A significant part of QA involves defining the standards and specifications that guide every step of the process. This includes setting up detailed Standard Operating Procedures (SOPs) and establishing quality metrics before production begins. By focusing on the process design, QA ensures that the methods themselves are capable of producing a compliant output consistently.

Training is also a major component, ensuring that all personnel understand and correctly apply the established quality protocols. Regular system reviews and process audits are performed to verify that the documented procedures are being followed and remain effective.

What is Quality Control (QC)?

Quality Control (QC) is the reactive component of the quality spectrum, centering its attention on the final product or service output. The primary objective of QC is to detect and identify defects or non-conformances after the item has been produced or the service delivered. This function involves a series of physical checks and tests to verify that the output meets the predetermined quality specifications.

QC activities are typically performed at specific hold points or at the completion of a production phase. This often involves measurement, examination, and comparison against established acceptance criteria. For a manufactured good, this might involve checking dimensions, material integrity, or functional performance.

Statistical sampling and laboratory testing are common methods used in QC to assess the attributes of a batch or entire production run. If a defect is found, the product is either reworked or scrapped, and the results are reported back to the production team, ensuring that only compliant items are released to the customer.

The Core Distinction Between QA and QC

The fundamental difference between Quality Assurance and Quality Control lies in their focus and the timing of their application. Quality Assurance maintains a focus on the entire process, seeking to establish a framework that builds quality into the operation from the beginning. This systemic approach is inherently proactive, ensuring that the methodologies and environmental conditions are sufficient to consistently yield satisfactory results.

By contrast, Quality Control focuses exclusively on the output, treating the product itself as the object of evaluation. This function is inherently reactive, as it begins only after the product has been created. Where QA asks, “Are we doing the right things to make a quality product?”, QC asks, “Did the product we just made meet the quality standards?”.

This distinction is between evaluation of the system and evaluation of the output. QA evaluates the effectiveness of the management system, providing confidence to management that the process is sound. QC evaluates the physical attributes and performance of the finished item, providing confidence to the customer that the delivered product is compliant.

Key Activities and Methodologies

Quality Assurance Activities

Quality Assurance translates its preventative philosophy into specific, systematic activities designed to stabilize the production environment. A core activity is the development and maintenance of comprehensive process documentation, including detailed Standard Operating Procedures (SOPs). This documentation serves as the blueprint for consistent execution across all teams.

Another primary function involves regular Quality Audits, both internal and external, which systematically examine the adherence to documented procedures and regulatory requirements. These audits assess the capability of the quality management system itself, identifying potential weaknesses in training protocols or process design before they lead to product defects.

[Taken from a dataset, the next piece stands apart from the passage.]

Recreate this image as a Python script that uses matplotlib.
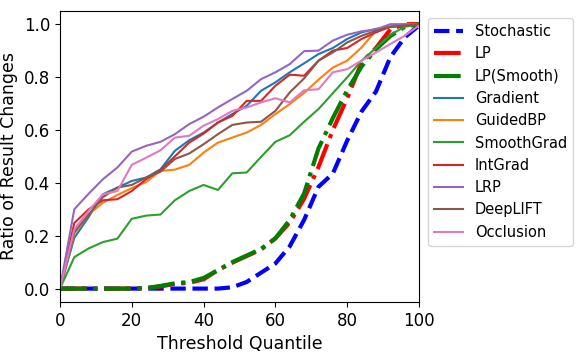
import numpy as np
import matplotlib
matplotlib.use('Agg')
import matplotlib.pyplot as plt

quantiles = list(range(0, 101, 4))

stochastic = [0, 0, 0, 0, 0, 0, 0, 0, 0, 0, 0, 0, 0.005, 0.025, 0.06, 0.095,
              0.16, 0.26, 0.385, 0.435, 0.56, 0.67, 0.745, 0.875, 0.95, 0.995]
lp = [0, 0, 0, 0, 0, 0, 0.002, 0.008, 0.018, 0.022, 0.035, 0.07, 0.098, 0.123,
      0.148, 0.19, 0.25, 0.34, 0.46, 0.6, 0.72, 0.855, 0.91, 0.98, 1.0, 1.0]
lp_smooth = [0, 0, 0, 0, 0, 0, 0.002, 0.01, 0.02, 0.025, 0.04, 0.07, 0.1, 0.125,
             0.15, 0.19, 0.26, 0.36, 0.53, 0.645, 0.75, 0.84, 0.905, 0.955, 0.99, 1.0]
gradient = [0, 0.192, 0.271, 0.357, 0.382, 0.407, 0.42, 0.451, 0.521, 0.561, 0.59,
            0.628, 0.66, 0.691, 0.748, 0.78, 0.818, 0.852, 0.887, 0.91, 0.944,
            0.969, 0.982, 0.99, 0.995, 1.0]
guided_bp = [0, 0.208, 0.281, 0.325, 0.354, 0.38, 0.403, 0.445, 0.45, 0.468, 0.514,
             0.552, 0.571, 0.59, 0.619, 0.66, 0.698, 0.74, 0.79, 0.836, 0.862,
             0.912, 0.975, 0.99, 1.0, 1.0]
smooth_grad = [0, 0.119, 0.152, 0.176, 0.189, 0.264, 0.276, 0.28, 0.334, 0.369,
               0.392, 0.373, 0.436, 0.439, 0.498, 0.555, 0.58, 0.631, 0.679, 0.739,
               0.799, 0.862, 0.91, 0.96, 0.99, 1.0]
int_grad = [0, 0.248, 0.30, 0.334, 0.338, 0.369, 0.414, 0.448, 0.50, 0.552, 0.586,
            0.628, 0.653, 0.71, 0.71, 0.767, 0.809, 0.805, 0.862, 0.9, 0.91,
            0.944, 0.969, 0.99, 0.995, 1.0]
lrp = [0, 0.30, 0.359, 0.414, 0.458, 0.518, 0.54, 0.555, 0.584, 0.622, 0.65,
       0.685, 0.717, 0.748, 0.792, 0.818, 0.849, 0.898, 0.9, 0.938, 0.96, 0.973,
       0.98, 1.0, 1.0, 1.0]
deeplift = [0, 0.214, 0.28, 0.346, 0.382, 0.392, 0.42, 0.442, 0.49, 0.511, 0.546,
            0.584, 0.619, 0.628, 0.631, 0.672, 0.742, 0.795, 0.862, 0.893, 0.931,
            0.956, 0.975, 0.99, 0.995, 1.0]
occlusion = [0, 0.224, 0.294, 0.357, 0.369, 0.468, 0.495, 0.523, 0.571, 0.578,
             0.616, 0.641, 0.672, 0.685, 0.704, 0.72, 0.704, 0.75, 0.754, 0.818,
             0.83, 0.862, 0.893, 0.925, 0.956, 0.995]

fig = plt.figure(figsize=(5.82, 3.53), dpi=100)
ax = fig.add_axes((0.103, 0.145, 0.617, 0.824))

ax.plot(quantiles, stochastic, 'b--', lw=3, label='Stochastic')
ax.plot(quantiles, lp, 'r-.', lw=3, label='LP')
ax.plot(quantiles, lp_smooth, 'g-.', lw=3, label='LP(Smooth)')
ax.plot(quantiles, gradient, label='Gradient')
ax.plot(quantiles, guided_bp, label='GuidedBP')
ax.plot(quantiles, smooth_grad, label='SmoothGrad')
ax.plot(quantiles, int_grad, label='IntGrad')
ax.plot(quantiles, lrp, label='LRP')
ax.plot(quantiles, deeplift, label='DeepLIFT')
ax.plot(quantiles, occlusion, label='Occlusion')

ax.set_xlim(0, 100)
ax.set_xlabel('Threshold Quantile', fontsize=12.5)
ax.set_ylabel('Ratio of Result Changes', fontsize=12.5)
ax.tick_params(labelsize=12)
ax.legend(loc='upper left', bbox_to_anchor=(1.005, 1.0), fontsize=10.5)

fig.savefig('out.png', dpi=100)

Training procedures are also managed under QA, ensuring that all operators and technicians possess the necessary competencies to perform their tasks according to the established standards. Furthermore, QA manages Supplier Qualification and Management programs, ensuring that all incoming raw materials and components meet the necessary specifications. This preemptive screening prevents substandard inputs from entering the production process, thereby eliminating a major source of potential defects down the line.

Quality Control Activities

Quality Control implements a range of detection-focused activities to verify the quality of the actual output against the defined specifications.

QC activities include:

  • Product Inspection: This involves visual checks, dimensional measurements, or automated scanning of completed or partially completed goods to rapidly identify non-conformities such as incorrect assembly or out-of-tolerance dimensions.
  • Functional Testing: Extensive testing is routinely performed to assess performance characteristics under various conditions, such as stress tests or durability assessments, simulating real-world usage.
  • Statistical Process Control (SPC): This methodology involves monitoring samples taken during the production run to determine if the process remains within acceptable control limits.
  • Acceptance Criteria: QC teams utilize defined criteria to make a definitive decision on whether a product lot is compliant and can be released, often involving destructive testing on a sample set to confirm material strength or lifespan.

The data generated from these activities provides direct feedback on the quality of the output, triggering corrective actions if the defect rate exceeds the tolerance level.

The Importance of a Unified Quality Management System

Recognizing the distinct roles of QA and QC leads organizations to integrate them within a cohesive Quality Management System (QMS). Neither function can operate in isolation effectively; a robust QMS ensures that the proactive planning of QA is continuously informed by the reactive data gathered by QC. This collaboration creates a feedback loop that drives continuous improvement.

A unified system significantly enhances customer satisfaction by ensuring that products not only meet minimum specifications but are also consistently reliable. By preventing defects through QA and catching any that slip through with QC, organizations drastically reduce the costs associated with waste, scrap, and expensive rework. This coordinated approach builds a reputation for reliability in the marketplace.

Furthermore, a comprehensive QMS simplifies adherence to complex industry regulations and international standards, such as the ISO 9000 family. The documentation and process controls established by QA, combined with the verifiable output data from QC, provide the necessary evidence for regulatory compliance.